▶ [DIRECTIVE]:
Skip the pictures. Repeat everything else in the records word for word.
━━━━━ DATASET ━━━━━
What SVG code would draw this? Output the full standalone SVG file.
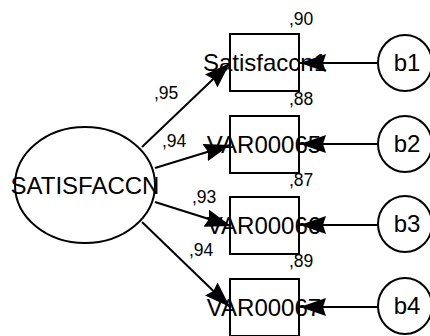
<svg xmlns="http://www.w3.org/2000/svg" width="430" height="336" viewBox="0 0 430 336">
<style>
.shape{fill:#fff;stroke:#000;stroke-width:2}
.edge{stroke:#000;stroke-width:2;fill:none}
.big{font-family:"Liberation Sans",Arial,sans-serif;font-size:24px;fill:#000;text-anchor:middle}
.small{font-family:"Liberation Sans",Arial,sans-serif;font-size:17.5px;fill:#000}
</style>
<defs>
<marker id="ah" markerUnits="userSpaceOnUse" viewBox="0 0 26 18" markerWidth="26" markerHeight="18" refX="26" refY="9" orient="auto">
<path d="M0,0 L26,9 L0,18 L3,9 z" fill="#000"/>
</marker>
</defs>
<rect width="430" height="336" fill="#fff"/>
<g id="SATISFACCN">
<ellipse class="shape" cx="85" cy="185" rx="70" ry="58"/>
<text class="big" x="85" y="194">SATISFACCN</text>
</g>
<g id="Satisfaccn1">
<rect class="shape" x="230" y="34" width="69" height="57"/>
<text class="big" x="265" y="71">Satisfaccn1</text>
<text class="small" x="289" y="25">,90</text>
</g>
<g id="VAR00065">
<rect class="shape" x="230" y="116" width="69" height="57"/>
<text class="big" x="264" y="153">VAR00065</text>
<text class="small" x="289" y="105">,88</text>
</g>
<g id="VAR00066">
<rect class="shape" x="230" y="197" width="69" height="57"/>
<text class="big" x="264" y="234">VAR00066</text>
<text class="small" x="289" y="186">,87</text>
</g>
<g id="VAR00067">
<rect class="shape" x="230" y="279" width="69" height="57"/>
<text class="big" x="264" y="316">VAR00067</text>
<text class="small" x="289" y="267">,89</text>
</g>
<g id="b1">
<ellipse class="shape" cx="405" cy="63" rx="27" ry="28"/>
<text class="big" x="407" y="71">b1</text>
</g>
<g id="b2">
<ellipse class="shape" cx="405" cy="144" rx="27" ry="28"/>
<text class="big" x="407" y="152">b2</text>
</g>
<g id="b3">
<ellipse class="shape" cx="405" cy="224" rx="27" ry="28"/>
<text class="big" x="407" y="232">b3</text>
</g>
<g id="b4">
<ellipse class="shape" cx="405" cy="306" rx="27" ry="28"/>
<text class="big" x="407" y="314">b4</text>
</g>
<g id="connectors">
<line class="edge" x1="142" y1="147" x2="230" y2="63" marker-end="url(#ah)"/>
<line class="edge" x1="155" y1="168" x2="230" y2="145" marker-end="url(#ah)"/>
<line class="edge" x1="155" y1="202" x2="231" y2="226" marker-end="url(#ah)"/>
<line class="edge" x1="142" y1="222" x2="230" y2="307" marker-end="url(#ah)"/>
<line class="edge" x1="378" y1="63" x2="300" y2="63" marker-end="url(#ah)"/>
<line class="edge" x1="378" y1="144" x2="300" y2="144" marker-end="url(#ah)"/>
<line class="edge" x1="378" y1="225" x2="300" y2="225" marker-end="url(#ah)"/>
<line class="edge" x1="378" y1="307" x2="300" y2="307" marker-end="url(#ah)"/>
<text class="small" x="154" y="99">,95</text>
<text class="small" x="162" y="147">,94</text>
<text class="small" x="192" y="203">,93</text>
<text class="small" x="189" y="256">,94</text>
</g>
</svg>
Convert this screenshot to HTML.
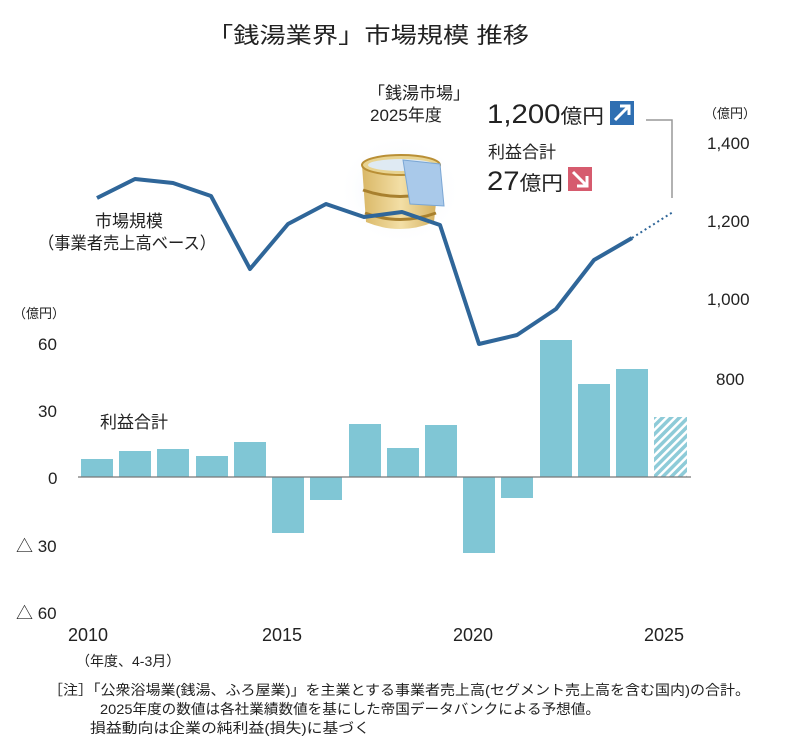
━━━━━
▶ [TASK RESPONSE]:
What SVG code would draw this? Output the full standalone SVG file.
<svg xmlns="http://www.w3.org/2000/svg" width="430" height="336" viewBox="0 0 430 336">
<style>
.shape{fill:#fff;stroke:#000;stroke-width:2}
.edge{stroke:#000;stroke-width:2;fill:none}
.big{font-family:"Liberation Sans",Arial,sans-serif;font-size:24px;fill:#000;text-anchor:middle}
.small{font-family:"Liberation Sans",Arial,sans-serif;font-size:17.5px;fill:#000}
</style>
<defs>
<marker id="ah" markerUnits="userSpaceOnUse" viewBox="0 0 26 18" markerWidth="26" markerHeight="18" refX="26" refY="9" orient="auto">
<path d="M0,0 L26,9 L0,18 L3,9 z" fill="#000"/>
</marker>
</defs>
<rect width="430" height="336" fill="#fff"/>
<g id="SATISFACCN">
<ellipse class="shape" cx="85" cy="185" rx="70" ry="58"/>
<text class="big" x="85" y="194">SATISFACCN</text>
</g>
<g id="Satisfaccn1">
<rect class="shape" x="230" y="34" width="69" height="57"/>
<text class="big" x="265" y="71">Satisfaccn1</text>
<text class="small" x="289" y="25">,90</text>
</g>
<g id="VAR00065">
<rect class="shape" x="230" y="116" width="69" height="57"/>
<text class="big" x="264" y="153">VAR00065</text>
<text class="small" x="289" y="105">,88</text>
</g>
<g id="VAR00066">
<rect class="shape" x="230" y="197" width="69" height="57"/>
<text class="big" x="264" y="234">VAR00066</text>
<text class="small" x="289" y="186">,87</text>
</g>
<g id="VAR00067">
<rect class="shape" x="230" y="279" width="69" height="57"/>
<text class="big" x="264" y="316">VAR00067</text>
<text class="small" x="289" y="267">,89</text>
</g>
<g id="b1">
<ellipse class="shape" cx="405" cy="63" rx="27" ry="28"/>
<text class="big" x="407" y="71">b1</text>
</g>
<g id="b2">
<ellipse class="shape" cx="405" cy="144" rx="27" ry="28"/>
<text class="big" x="407" y="152">b2</text>
</g>
<g id="b3">
<ellipse class="shape" cx="405" cy="224" rx="27" ry="28"/>
<text class="big" x="407" y="232">b3</text>
</g>
<g id="b4">
<ellipse class="shape" cx="405" cy="306" rx="27" ry="28"/>
<text class="big" x="407" y="314">b4</text>
</g>
<g id="connectors">
<line class="edge" x1="142" y1="147" x2="230" y2="63" marker-end="url(#ah)"/>
<line class="edge" x1="155" y1="168" x2="230" y2="145" marker-end="url(#ah)"/>
<line class="edge" x1="155" y1="202" x2="231" y2="226" marker-end="url(#ah)"/>
<line class="edge" x1="142" y1="222" x2="230" y2="307" marker-end="url(#ah)"/>
<line class="edge" x1="378" y1="63" x2="300" y2="63" marker-end="url(#ah)"/>
<line class="edge" x1="378" y1="144" x2="300" y2="144" marker-end="url(#ah)"/>
<line class="edge" x1="378" y1="225" x2="300" y2="225" marker-end="url(#ah)"/>
<line class="edge" x1="378" y1="307" x2="300" y2="307" marker-end="url(#ah)"/>
<text class="small" x="154" y="99">,95</text>
<text class="small" x="162" y="147">,94</text>
<text class="small" x="192" y="203">,93</text>
<text class="small" x="189" y="256">,94</text>
</g>
</svg>
Convert this screenshot to HTML.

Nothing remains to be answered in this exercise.